At face value, this dream seems to foreshadow his physical death. But on a deeper symbolic level, it reveals profound psychological layers: the death of a role, the death of power, and the birth of a new kind of meaning.
Lincoln in the Mirror of the Psyche
From early adulthood, Lincoln struggled with long episodes of depression. He had a strong existential bent—deeply drawn to philosophy, ethics, Shakespeare, and sacred texts. His presidency was marked by the weight of the Civil War, national trauma, and immense moral responsibility. But what is less often discussed is the internal divide between the “official title” and his “personal self.” Those close to him—including his wife, Mary Todd—reported that Lincoln never fully identified with being “the President.” He often said it was merely a role he bore, not the essence of who he was.
Seen in this context, the dream of the President’s death was not only a premonition of danger—it reflected a profound inner transformation.
From Dream to Depth: Death of the Role, Birth of Meaning
Within the USPT (Universal Symbolic-Psychological Typology) framework, this dream indicates a core vulnerability: fear that meaning might vanish without the power-role. But this fear is precisely what awakens a deeper consciousness. In his dream, Lincoln confronts the symbolic death of his social ego—acknowledging that power is not the whole of his being.

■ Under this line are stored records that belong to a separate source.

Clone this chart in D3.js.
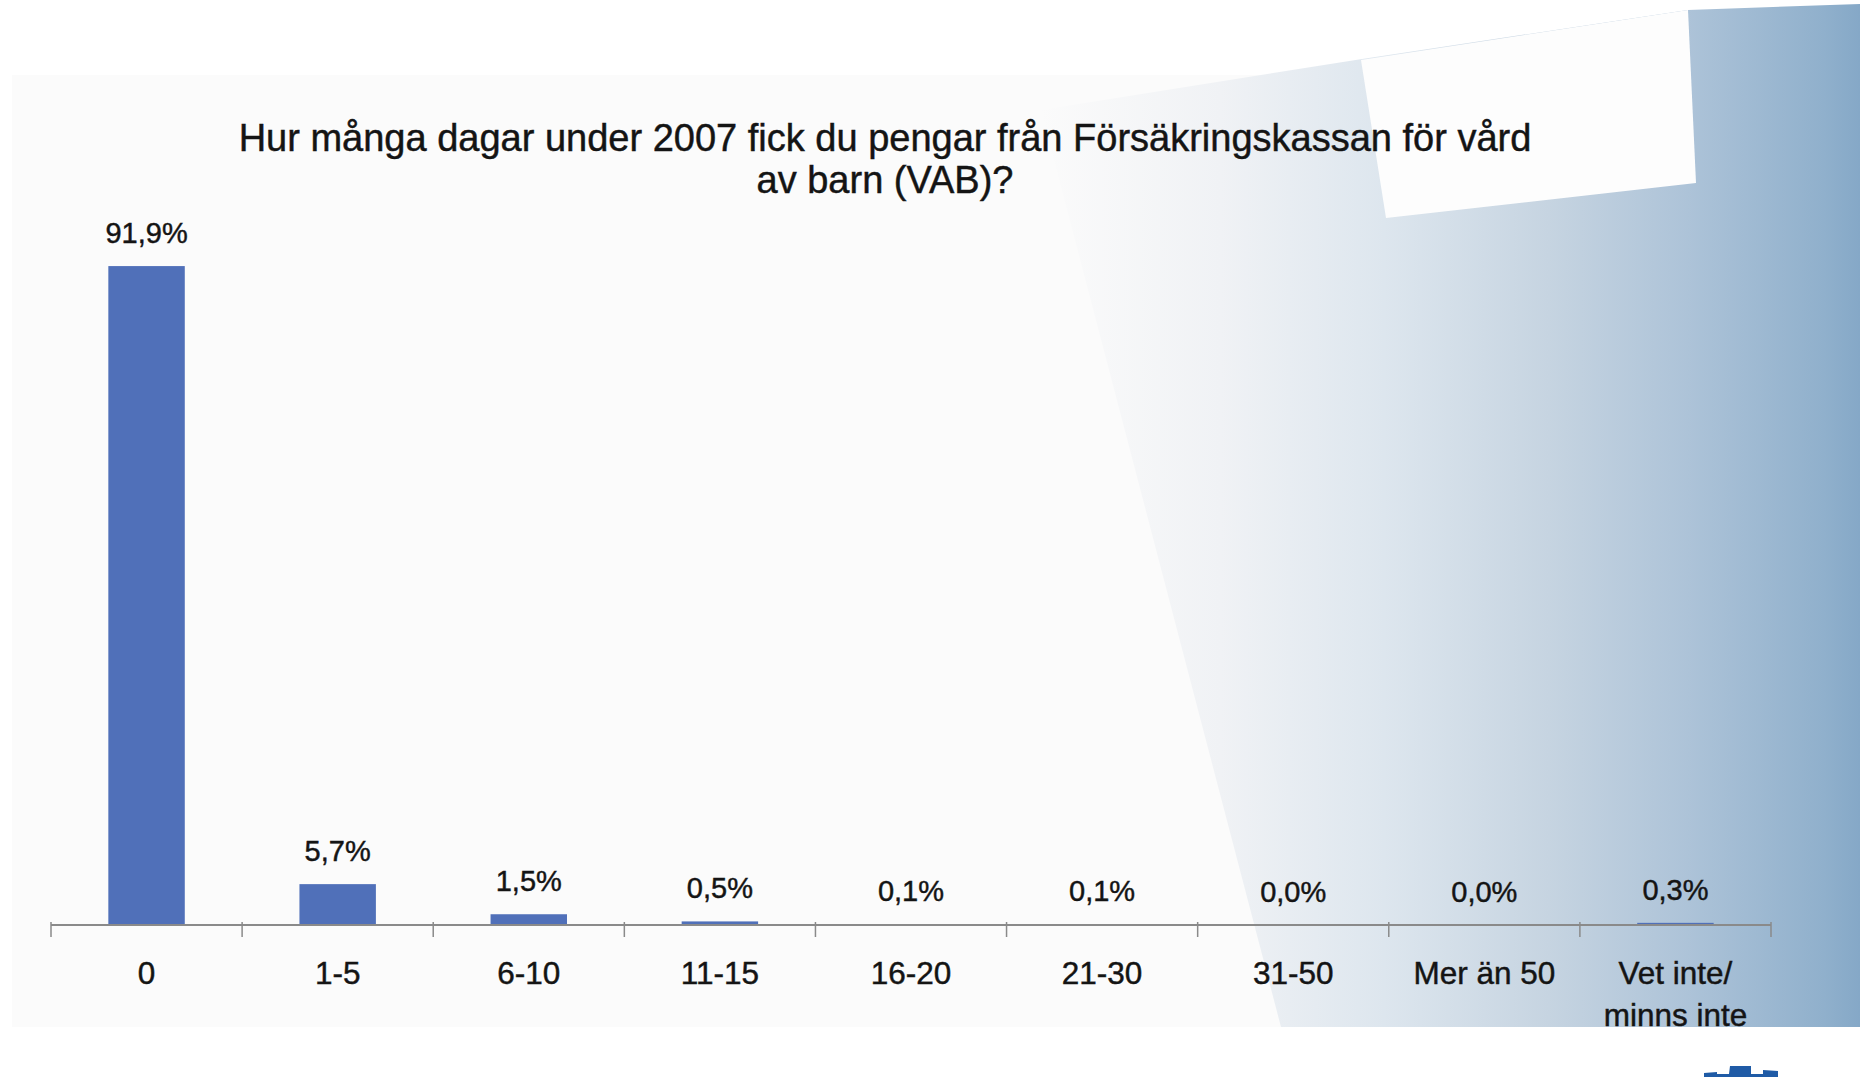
<!DOCTYPE html>
<html>
<head>
<meta charset="utf-8">
<script src="https://cdn.jsdelivr.net/npm/d3@7"></script>
<style>
  html, body { margin: 0; padding: 0; background: #ffffff; }
  svg { display: block; }
  text { font-family: "Liberation Sans", Arial, Helvetica, sans-serif; fill: #141414; stroke: #141414; stroke-width: 0.45px; }
</style>
</head>
<body>
<div id="chart"></div>
<script>
const width = 1860, height = 1077;

// data
const categories = ["0", "1-5", "6-10", "11-15", "16-20", "21-30", "31-50", "Mer än 50", "Vet inte/\nminns inte"];
const values = [91.9, 5.7, 1.5, 0.5, 0.1, 0.1, 0.0, 0.0, 0.3];
const titleLines = ["Hur många dagar under 2007 fick du pengar från Försäkringskassan för vård", "av barn (VAB)?"];

const svg = d3.select("#chart")
	.append("svg")
	.attr("width", width)
	.attr("height", height);

// swedish number format, comma as decimal mark
const sv = d3.formatLocale({decimal: ",", thousands: " ", grouping: [3], currency: ["", " kr"]});
const pct = v => sv.format(".1f")(v) + "%";

const x = d3.scaleBand()
	.domain(categories)
	.range([51, 1771])
	.padding(0);

const y = d3.scaleLinear()
	.domain([0, 100])
	.range([925, 208]);

// ---- background: slide panel + tilted blue pages ----
const defs = svg.append("defs");
const grad = defs.append("linearGradient")
	.attr("id", "blueGrad")
	.attr("gradientUnits", "userSpaceOnUse")
	.attr("x1", 1040).attr("y1", 0)
	.attr("x2", 1860).attr("y2", 0);
[[0, "#fbfbfb"], [0.22, "#f0f2f5"], [0.42, "#dde6ee"], [0.62, "#c6d4e1"],
 [0.79, "#adc3d8"], [0.956, "#90b0cc"], [1, "#85a8c7"]].forEach(s => {
	grad.append("stop").attr("offset", s[0]).attr("stop-color", s[1]);
});

const bg = svg.append("g").attr("id", "bg_layer");

bg.append("rect")
	.attr("x", 12).attr("y", 75)
	.attr("width", width - 12).attr("height", 952)
	.attr("fill", "#fbfbfb");

bg.append("path")
	.attr("d", "M1041,110 L1362,59 L1688,10 L1860,4 L1860,1027 L1281,1027 Z")
	.attr("fill", "url(#blueGrad)");

bg.append("path")
	.attr("d", "M1361,60 L1688,10 L1696,183 L1386,218 Z")
	.attr("fill", "#fdfdfd");

// small piece of logo at the bottom edge
bg.append("path")
	.attr("d", "M1704,1077 L1704,1073 L1717,1072 L1717,1074 L1729,1074 L1730,1066 L1751,1066 L1751,1074 L1763,1074 L1763,1070 L1778,1071 L1778,1077 Z")
	.attr("fill", "#1f5ba6");

// ---- title ----
svg.append("g")
	.selectAll("text")
	.data(titleLines)
	.enter()
	.append("text")
	.attr("x", 885)
	.attr("y", (d, i) => 151 + i * 42)
	.attr("text-anchor", "middle")
	.attr("font-size", 38)
	.text(d => d);

// ---- bars ----
const barW = x.bandwidth() * 0.4;
const chart = svg.append("g").attr("id", "bar_layer");

chart.selectAll(".bar")
	.data(values)
	.enter()
	.append("rect")
	.classed("bar", true)
	.attr("x", (d, i) => x(categories[i]) + (x.bandwidth() - barW) / 2)
	.attr("y", d => y(d))
	.attr("width", barW)
	.attr("height", d => Math.max(0, y(0) - y(d)))
	.attr("fill", "#5070b9");

chart.selectAll(".val")
	.data(values)
	.enter()
	.append("text")
	.classed("val", true)
	.attr("x", (d, i) => x(categories[i]) + x.bandwidth() / 2)
	.attr("y", d => y(d) - 23)
	.attr("text-anchor", "middle")
	.attr("font-size", 29)
	.text(d => pct(d));

// ---- axis: line, ticks at band edges, labels ----
const axis = svg.append("g").attr("id", "axis_layer");
axis.append("line")
	.attr("x1", x.range()[0]).attr("x2", x.range()[1])
	.attr("y1", y(0)).attr("y2", y(0))
	.attr("stroke", "#8a8a8a")
	.attr("stroke-width", 2);

const edges = categories.map(c => x(c)).concat([x.range()[1]]);
axis.selectAll(".tick")
	.data(edges)
	.enter()
	.append("line")
	.classed("tick", true)
	.attr("x1", d => d).attr("x2", d => d)
	.attr("y1", y(0) - 3).attr("y2", y(0) + 12)
	.attr("stroke", "#8a8a8a")
	.attr("stroke-width", 1.5);

const labels = axis.selectAll(".cat")
	.data(categories)
	.enter()
	.append("text")
	.classed("cat", true)
	.attr("text-anchor", "middle")
	.attr("font-size", 31.5);

labels.selectAll("tspan")
	.data(d => d.split("\n").map(t => ({t: t, c: d})))
	.enter()
	.append("tspan")
	.attr("x", d => x(d.c) + x.bandwidth() / 2)
	.attr("y", (d, i) => 984 + i * 41.5)
	.text(d => d.t);
</script>
</body>
</html>
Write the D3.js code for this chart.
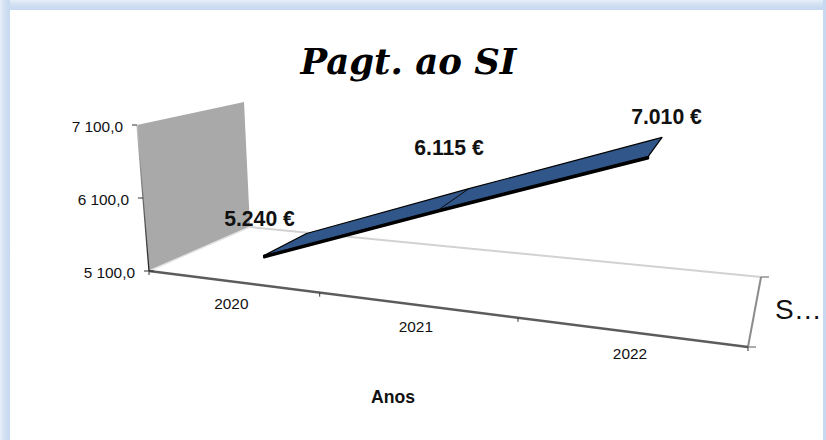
<!DOCTYPE html>
<html><head><meta charset="utf-8">
<script src="https://cdn.jsdelivr.net/npm/d3@7"></script>
<style>html,body{margin:0;padding:0;background:#fff}svg{display:block}</style>
</head><body><svg id="c" width="826" height="440"></svg>
<script>
const categories = ["2020","2021","2022"];
const values = [5240,6115,7010];
const valueLabels = ["5.240 €","6.115 €","7.010 €"];
const yTicks = [5100,6100,7100];
const yTickLabels = ["5 100,0","6 100,0","7 100,0"];
const titleText = "Pagt. ao SI";
const xTitle = "Anos";
const seriesName = "S…";

const svg = d3.select("#c");
const defs = svg.append("defs");
function grad(id,x1,y1,x2,y2,stops){
  const g=defs.append("linearGradient").attr("id",id).attr("x1",x1).attr("y1",y1).attr("x2",x2).attr("y2",y2);
  stops.forEach(([o,c])=>g.append("stop").attr("offset",o).attr("stop-color",c));
  return g;
}
grad("gl",0,0,1,0,[[0,"#e6eef8"],[0.5,"#d0dff2"],[1,"#c6d9f1"]]);
grad("gt",0,0,0,1,[[0,"#e6eef8"],[0.5,"#d0dff2"],[1,"#c6d9f1"]]);
svg.append("rect").attr("width",826).attr("height",440).attr("fill","#fff");
svg.append("rect").attr("x",0).attr("y",0).attr("width",826).attr("height",10).attr("fill","url(#gt)");
svg.append("rect").attr("x",0).attr("y",0).attr("width",10).attr("height",440).attr("fill","url(#gl)");
svg.append("rect").attr("x",823).attr("y",0).attr("width",3).attr("height",440).attr("fill","#c6d9f1");

// projection of the 3-D box on the screen
const FL=[149,271],FR=[748,347],BL=[250,227],BR=[761,277];
const upFL=[-12,-146],upBL=[-6,-125],upFR=[10,-176],upBR=[7,-148];
const lerp=(a,b,t)=>[a[0]+(b[0]-a[0])*t,a[1]+(b[1]-a[1])*t];
const xBand=d3.scaleLinear().domain([0,1,2,3]).range([0,.285,.616,1]);
const yScale=d3.scaleLinear().domain([5100,7100]).range([0,1]);
function proj(xu,depth,val){
  const t=xBand(xu);
  const f=lerp(lerp(FL,FR,t),lerp(BL,BR,t),depth);
  const u=lerp(lerp(upFL,upFR,t),lerp(upBL,upBR,t),depth);
  const w=yScale(val);
  return [f[0]+u[0]*w,f[1]+u[1]*w];
}
const line=d3.line();
const y0=yTicks[0],y1=yTicks[yTicks.length-1];
const sans="'Liberation Sans'";

// wall
svg.append("path").attr("d",line([proj(0,0,y0),proj(0,1,y0),proj(0,1,y1),proj(0,0,y1)])+"Z").attr("fill","#a9a9a9");
// floor edges
svg.append("path").attr("d",line([proj(0,0,y0),proj(0,1,y0)])).attr("stroke","#e4e4e4").attr("stroke-width",1.5).attr("fill","none");
svg.append("path").attr("d",line([proj(0,1,y0),proj(3,1,y0)])).attr("stroke","#d2d2d2").attr("stroke-width",2).attr("fill","none");
svg.append("path").attr("d",line([proj(3,0,y0),proj(3,1,y0)])).attr("stroke","#8c8c8c").attr("stroke-width",2).attr("fill","none");
svg.append("path").attr("d",line([proj(0,0,y0),proj(3,0,y0)])).attr("stroke","#5c5c5c").attr("stroke-width",2.4).attr("fill","none");
// value axis fades from dark at the floor to light at the top
const pa=proj(0,0,y0),pb=proj(0,0,y1);
grad("ga",0,0,0,1,[[0,"#c4c4c4"],[0.45,"#777"],[1,"#222"]])
  .attr("gradientUnits","userSpaceOnUse").attr("x1",pb[0]).attr("y1",pb[1]).attr("x2",pa[0]).attr("y2",pa[1]);
svg.append("path").attr("d",line([pa,pb])).attr("stroke","url(#ga)").attr("stroke-width",1.3).attr("fill","none");

// axis ticks
yTicks.forEach((v,i)=>{
  const p=proj(0,0,v);
  svg.append("line").attr("x1",p[0]-5).attr("x2",p[0]+(i?0:5)).attr("y1",p[1]).attr("y2",p[1]).attr("stroke","#333");
  svg.append("text").attr("x",p[0]-14).attr("y",p[1]+6.5).attr("text-anchor","end")
    .attr("font-family",sans).attr("font-size",15.4).attr("fill","#111").text(yTickLabels[i]);
});
[0,1,2,3].forEach(i=>{
  const p=proj(i,0,y0);
  svg.append("line").attr("x1",p[0]).attr("x2",p[0]).attr("y1",p[1]).attr("y2",p[1]+4).attr("stroke","#333");
});
[[3,0],[3,1]].forEach(([a,b])=>{
  const p=proj(a,b,y0);
  svg.append("line").attr("x1",p[0]).attr("x2",p[0]+8).attr("y1",p[1]).attr("y2",p[1]).attr("stroke","#777").attr("stroke-width",1.2);
});
categories.forEach((c,i)=>{
  const p=proj(i+.5,0,y0);
  svg.append("text").attr("x",p[0]-3).attr("y",p[1]+27).attr("text-anchor","middle")
    .attr("font-family",sans).attr("font-size",15.4).attr("fill","#111").text(c);
});

// ribbon
const dFront=.34,dBack=.82,thick=26;
const front=values.map((v,i)=>proj(i+.5,dFront,v));
const back=values.map((v,i)=>proj(i+.5,dBack,v));
const under=values.map((v,i)=>proj(i+.5,dFront,v-thick));
svg.append("path").attr("d",line(front.concat(under.slice().reverse()))+"Z").attr("fill","#000").attr("stroke","#000").attr("stroke-width",2).attr("stroke-linejoin","round");
svg.append("path").attr("d",line(front.concat(back.slice().reverse()))+"Z").attr("fill","#31578a").attr("stroke","#000").attr("stroke-width",1.2).attr("stroke-linejoin","round");
svg.append("path").attr("d",line([front[1],back[1]])).attr("stroke","#0a0a0a").attr("stroke-width",1);

// data labels
const labelPos=[[259.5,226],[449,155],[666.5,124]];
valueLabels.forEach((t,i)=>{
  svg.append("text").attr("x",labelPos[i][0]).attr("y",labelPos[i][1]).attr("text-anchor","middle")
   .attr("font-family",sans).attr("font-weight","bold").attr("font-size",21.2).attr("fill","#111").text(t);
});
svg.append("text").attr("x",408.5).attr("y",74).attr("text-anchor","middle")
  .attr("font-family","'DejaVu Serif'").attr("font-weight","bold").attr("font-style","italic").attr("font-size",35.5).attr("fill","#000").text(titleText);
svg.append("text").attr("x",393).attr("y",403).attr("text-anchor","middle")
  .attr("font-family",sans).attr("font-weight","bold").attr("font-size",17.6).attr("fill","#111").text(xTitle);
svg.append("text").attr("x",775).attr("y",319)
  .attr("font-family",sans).attr("font-size",28).attr("fill","#111").text(seriesName);
</script></body></html>
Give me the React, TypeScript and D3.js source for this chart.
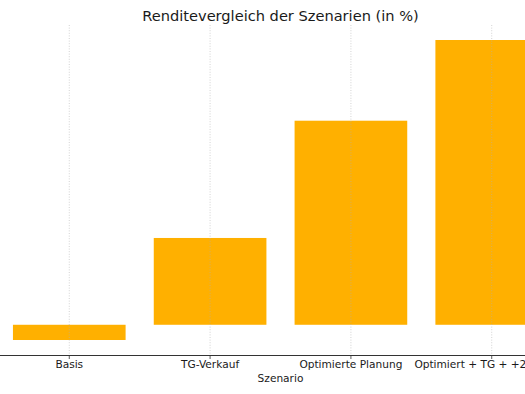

From a Jungian perspective, death in dreams often signifies transition, not finality. Lincoln’s vision shows a psyche ready to shed the mask of office and approach the Self—meaning born from within, not from status.
From an existential angle, the dream represents a confrontation with one of humanity’s most primal anxieties: impermanence. Death provokes the dormant question within Lincoln: If I am no longer President, what remains of me? His late speeches suggest an answer—where power gives way to compassion, and conflict to healing.
On the interpersonal level, the dream reflects an inner effort to distance himself from an identity that had consumed his personal essence. The body lying in state at the White House is the “President,” not “Abraham.” This distinction reveals the psyche’s quiet assertion: It is time to rise from within, not from office.
Even the funeral itself is symbolic—a psychic ritual to release the dominance of the role. The guard at the door—representing conscious awareness—has accepted this death, signaling the psyche’s readiness for transformation.
Conclusion: The Conscious Death of a Role
Lincoln’s dream, supported by his psychological background and final speeches, paints a portrait of profound inner maturity. Death in this context is not merely an ending—it is the beginning of meaning. He was stepping away from power not as a broken man, but as a reborn one—with a deeper vision of human suffering, moral duty, and the necessity of compassion.
Perhaps it was this inner awakening that made death, when it came, not terrifying but fulfilling—marking the completion of a psychological journey.